Above photo: Black Organizing Project members protesting at a school board meeting in March. Courtesy Black Organizing Project.
After about a two-hour debate the Oakland School Board tonight voted unanimously to eliminate the Oakland Unified School District Police Department from campuses.
The “George Floyd Resolution” eliminates the school districts police force of 10 sworn officers and 50 unarmed campus safety officers.
The Board also added several amendments to the final proposal. One requires the superintendent to ensure all staff receive training.
Citing the disproportionate arrests of Black students by Oakland’s school police, as well as the district’s “obligation to promote the healthy development of each one of its students” and the many alternative ways to handle discipline inside schools, the board directed the superintendent to take steps required to eliminate the department.
From the 2015-2016 school year through 2019-2020, Black students have accounted for 73 percent of arrests in city schools but just 26 percent of enrollment, according to the resolution.
This “preemptive policing,” according to the resolution, is undermining the economic and public health of Oakland’s Black community and restricting access to graduation and opportunity.
Member-led community organization Black Organizing Project drafted the resolution and called the vote a “historic moment.”
“We are overwhelmed with emotion and filled with gratitude for this historic win. We thank the Board for taking this monumental step, and the Black youth and parents, and community and administrative partners who fought with us to make this possible,” said BOP in a statement.
Supporters gathered at a rally, Wednesday afternoon.
“Today, with a vote by the school board, we can have not just police-free schools, but shift our school’s security officers into culture keepers on our campus,” said Mike Hutchinson with the Journey for Justice Alliance.
For activists in Oakland, this has been a goal for years; disbanding school police officers in favor of more social workers.
“So a full-time counselor at every school, a full-time social worker at every school, a full-time restorative justice coordinator at every school,” said resolution supporter Carrie Anderson, a 3rd Grade teacher in Oakland.
One voice of skepticism ahead of Wednesday night’s vote was California Schools Superintendent Tony Thurmond.
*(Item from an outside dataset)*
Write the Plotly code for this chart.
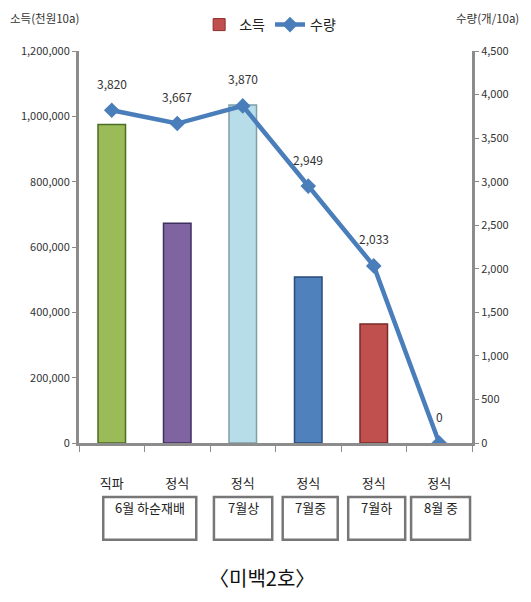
import plotly.graph_objects as go

# ---- data ----
methods = ["직파", "정식", "정식", "정식", "정식", "정식"]
periods = ["6월 하순재배", "7월상", "7월중", "7월하", "8월 중"]
income = [975000, 673000, 1035000, 508000, 364000, 0]      # 소득 (천원/10a)
yield_ = [3820, 3667, 3870, 2949, 2033, 0]                 # 수량 (개/10a)
yield_labels = ["3,820", "3,667", "3,870", "2,949", "2,033", "0"]
bar_colors = ["#9BBB59", "#8064A2", "#B7DEE8", "#4F81BD", "#C0504D", "#4F81BD"]
bar_lines = ["#4E6B25", "#3F2F5F", "#7F9FA8", "#2A4A7A", "#7A2A28", "rgba(0,0,0,0)"]

FONT = "Noto Sans CJK KR"
x = list(range(len(methods)))

fig = go.Figure()
fig.add_trace(go.Bar(
    x=x, y=income, width=0.42,
    marker=dict(color=bar_colors, line=dict(color=bar_lines, width=1.5)),
    showlegend=False, name="소득", yaxis="y",
))
# legend entry for the income series
fig.add_trace(go.Bar(x=[None], y=[None], name="소득",
                     marker=dict(color="#C0504D", line=dict(color="#8B2E2C", width=1)),
                     showlegend=True))
fig.add_trace(go.Scatter(
    x=x, y=yield_, mode="lines+markers", name="수량", yaxis="y2",
    line=dict(color="#4A7EBB", width=4.5),
    marker=dict(symbol="diamond", size=12, color="#4A7EBB"),
))

for xi, v, t in zip(x, yield_, yield_labels):
    fig.add_annotation(x=xi, y=v, yref="y2", text=t, showarrow=False, yshift=27,
                       font=dict(family=FONT, size=12, color="#333333"))

# group boxes below axis
box_spans = [(-0.13, 1.29), (1.56, 2.45), (2.61, 3.45), (3.61, 4.48), (4.57, 5.47)]
for (x0, x1), label in zip(box_spans, periods):
    fig.add_shape(type="rect", xref="x", yref="paper", x0=x0, x1=x1,
                  y0=-0.247, y1=-0.138, line=dict(color="#777777", width=2.5),
                  fillcolor="white")
    fig.add_annotation(x=(x0 + x1) / 2, y=-0.193, xref="x", yref="paper", text=label,
                       showarrow=False, font=dict(family=FONT, size=13, color="#222222"))

fig.add_annotation(x=0.465, y=-0.385, xref="paper", yref="paper", text="〈미백2호〉",
                   showarrow=False, font=dict(family=FONT, size=20, color="#111111"))
fig.add_annotation(x=-0.18, y=1.084, xref="paper", yref="paper", xanchor="left",
                   yanchor="middle", text="소득(천원10a)", showarrow=False,
                   font=dict(family=FONT, size=11.5, color="#333333"))
fig.add_annotation(x=1.125, y=1.084, xref="paper", yref="paper", xanchor="right",
                   yanchor="middle", text="수량(개/10a)", showarrow=False,
                   font=dict(family=FONT, size=11.5, color="#333333"))

axis_line = dict(showline=True, linecolor="#8C8C8C", linewidth=3, showgrid=False,
                 zeroline=False, ticks="outside", ticklen=4, tickcolor="#8C8C8C",
                 automargin=False)

fig.update_layout(
    width=515, height=586,
    margin=dict(l=71, r=51, t=43, b=151, autoexpand=False),
    plot_bgcolor="white", paper_bgcolor="white",
    font=dict(family=FONT, size=11, color="#333333"),
    legend=dict(orientation="h", x=0.509, xanchor="center", y=0.971, yanchor="middle",
                xref="container", yref="container",
                font=dict(family=FONT, size=14, color="#222222"), bgcolor="rgba(0,0,0,0)",
                itemwidth=30, traceorder="normal"),
    xaxis=dict(range=[-0.5, 5.5], tickmode="array", tickvals=x, ticktext=methods,
               showline=True, linecolor="#8C8C8C", linewidth=3, showgrid=False,
               zeroline=False, ticks="", ticklabelstandoff=26, automargin=False,
               tickfont=dict(family=FONT, size=13, color="#222222"),
               minor=dict(tickmode="array", tickvals=[-0.5, 0.5, 1.5, 2.5, 3.5, 4.5, 5.5],
                          ticks="outside", ticklen=6, tickcolor="#8C8C8C")),
    yaxis=dict(range=[0, 1200000], dtick=200000, tickformat=",", **axis_line),
    yaxis2=dict(range=[0, 4500], dtick=500, tickformat=",", overlaying="y", side="right",
                **axis_line),
)

fig.write_html("out.html")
“I’m aware that there are some districts in our state that have already gone through this action, long before this conversation,” Thurmond said in a conference call with reporters. “Many of those school districts made the decision to remove all their school resource officer programs, but they didn’t create an alternative program. And what they found, as a result, they had to come right back to the same policing model on campus.”
“We are on a trajectory for police-free schools going forward,” said Hutchinson.
Now that the resolution has been approved, the school police would be out before the start of the next school year. What exactly wil take the place of the police force is still to be determined. The resolution calls for a “community-driven process” that would develop a new safety plan, by no later than August 21st.